Dataset excerpt:

____________________

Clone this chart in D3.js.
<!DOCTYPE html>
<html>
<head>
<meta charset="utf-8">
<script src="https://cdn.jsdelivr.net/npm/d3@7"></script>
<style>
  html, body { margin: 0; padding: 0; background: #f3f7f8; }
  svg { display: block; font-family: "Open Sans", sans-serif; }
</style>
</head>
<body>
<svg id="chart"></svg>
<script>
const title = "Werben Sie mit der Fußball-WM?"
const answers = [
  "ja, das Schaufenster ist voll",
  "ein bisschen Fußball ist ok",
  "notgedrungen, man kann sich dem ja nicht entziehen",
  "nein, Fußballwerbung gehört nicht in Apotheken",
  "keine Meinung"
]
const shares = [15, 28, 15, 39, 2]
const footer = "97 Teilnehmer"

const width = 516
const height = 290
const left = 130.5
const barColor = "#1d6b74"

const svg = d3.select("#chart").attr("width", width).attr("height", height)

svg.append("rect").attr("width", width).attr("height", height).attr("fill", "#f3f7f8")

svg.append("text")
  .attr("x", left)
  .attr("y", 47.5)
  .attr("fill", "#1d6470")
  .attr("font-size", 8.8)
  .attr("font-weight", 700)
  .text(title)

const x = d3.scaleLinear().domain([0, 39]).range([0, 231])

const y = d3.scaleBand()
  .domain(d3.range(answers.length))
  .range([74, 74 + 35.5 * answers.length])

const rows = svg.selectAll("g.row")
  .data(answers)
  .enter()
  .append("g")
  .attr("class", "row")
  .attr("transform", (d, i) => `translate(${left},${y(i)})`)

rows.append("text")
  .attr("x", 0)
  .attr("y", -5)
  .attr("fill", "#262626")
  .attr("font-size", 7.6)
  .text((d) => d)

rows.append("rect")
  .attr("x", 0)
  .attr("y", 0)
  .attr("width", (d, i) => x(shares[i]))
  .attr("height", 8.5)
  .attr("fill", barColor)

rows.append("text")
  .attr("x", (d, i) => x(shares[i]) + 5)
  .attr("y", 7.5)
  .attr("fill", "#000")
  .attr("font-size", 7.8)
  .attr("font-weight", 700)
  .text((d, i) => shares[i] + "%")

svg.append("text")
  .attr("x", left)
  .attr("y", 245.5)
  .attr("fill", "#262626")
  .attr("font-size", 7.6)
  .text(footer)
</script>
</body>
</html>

____________________

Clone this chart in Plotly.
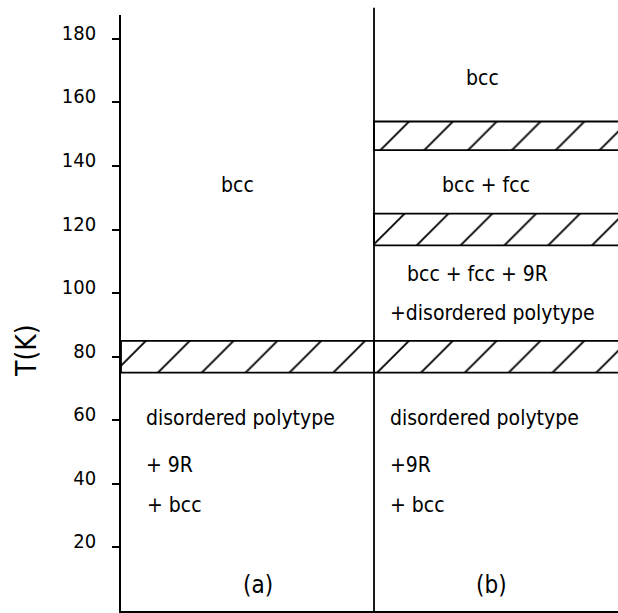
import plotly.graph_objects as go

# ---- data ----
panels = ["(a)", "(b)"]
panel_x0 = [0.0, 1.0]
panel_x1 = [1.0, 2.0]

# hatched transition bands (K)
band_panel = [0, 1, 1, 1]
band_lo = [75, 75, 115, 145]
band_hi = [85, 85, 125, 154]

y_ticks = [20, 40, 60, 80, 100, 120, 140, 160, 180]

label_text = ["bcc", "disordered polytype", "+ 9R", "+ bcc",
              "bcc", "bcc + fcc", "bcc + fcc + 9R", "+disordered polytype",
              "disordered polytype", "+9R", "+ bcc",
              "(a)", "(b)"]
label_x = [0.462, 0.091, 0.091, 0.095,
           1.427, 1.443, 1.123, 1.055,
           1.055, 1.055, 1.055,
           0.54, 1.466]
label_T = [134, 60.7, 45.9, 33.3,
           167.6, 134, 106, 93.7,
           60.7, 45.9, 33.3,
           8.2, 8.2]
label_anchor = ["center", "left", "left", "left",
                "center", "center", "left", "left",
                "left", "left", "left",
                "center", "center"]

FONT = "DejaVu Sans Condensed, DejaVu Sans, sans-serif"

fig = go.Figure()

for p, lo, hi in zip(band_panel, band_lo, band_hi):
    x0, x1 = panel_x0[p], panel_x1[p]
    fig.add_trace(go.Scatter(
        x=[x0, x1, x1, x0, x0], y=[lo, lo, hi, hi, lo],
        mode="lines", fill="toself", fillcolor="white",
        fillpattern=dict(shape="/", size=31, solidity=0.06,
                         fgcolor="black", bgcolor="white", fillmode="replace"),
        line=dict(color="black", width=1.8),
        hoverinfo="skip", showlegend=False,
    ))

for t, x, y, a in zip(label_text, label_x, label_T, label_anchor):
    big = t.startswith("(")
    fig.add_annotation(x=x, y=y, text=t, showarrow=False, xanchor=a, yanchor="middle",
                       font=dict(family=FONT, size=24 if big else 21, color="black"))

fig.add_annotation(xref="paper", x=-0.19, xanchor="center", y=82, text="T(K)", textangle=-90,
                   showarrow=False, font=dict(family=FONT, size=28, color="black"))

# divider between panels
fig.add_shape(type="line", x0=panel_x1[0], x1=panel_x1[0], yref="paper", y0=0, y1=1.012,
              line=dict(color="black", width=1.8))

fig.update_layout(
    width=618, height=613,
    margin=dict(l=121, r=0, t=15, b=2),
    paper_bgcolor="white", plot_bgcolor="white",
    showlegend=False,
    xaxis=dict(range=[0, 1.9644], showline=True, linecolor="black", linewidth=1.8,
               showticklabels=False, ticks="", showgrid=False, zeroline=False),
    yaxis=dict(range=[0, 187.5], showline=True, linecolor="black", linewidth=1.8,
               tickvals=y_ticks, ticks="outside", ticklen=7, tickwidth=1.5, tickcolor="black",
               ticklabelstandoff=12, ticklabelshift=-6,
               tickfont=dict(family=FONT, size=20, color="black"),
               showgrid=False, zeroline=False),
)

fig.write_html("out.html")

____________________

● **Directions**
Copy each line of the records containing the string "Clone".

● **Right answer**
Clone this chart in D3.js.
Clone this chart in Plotly.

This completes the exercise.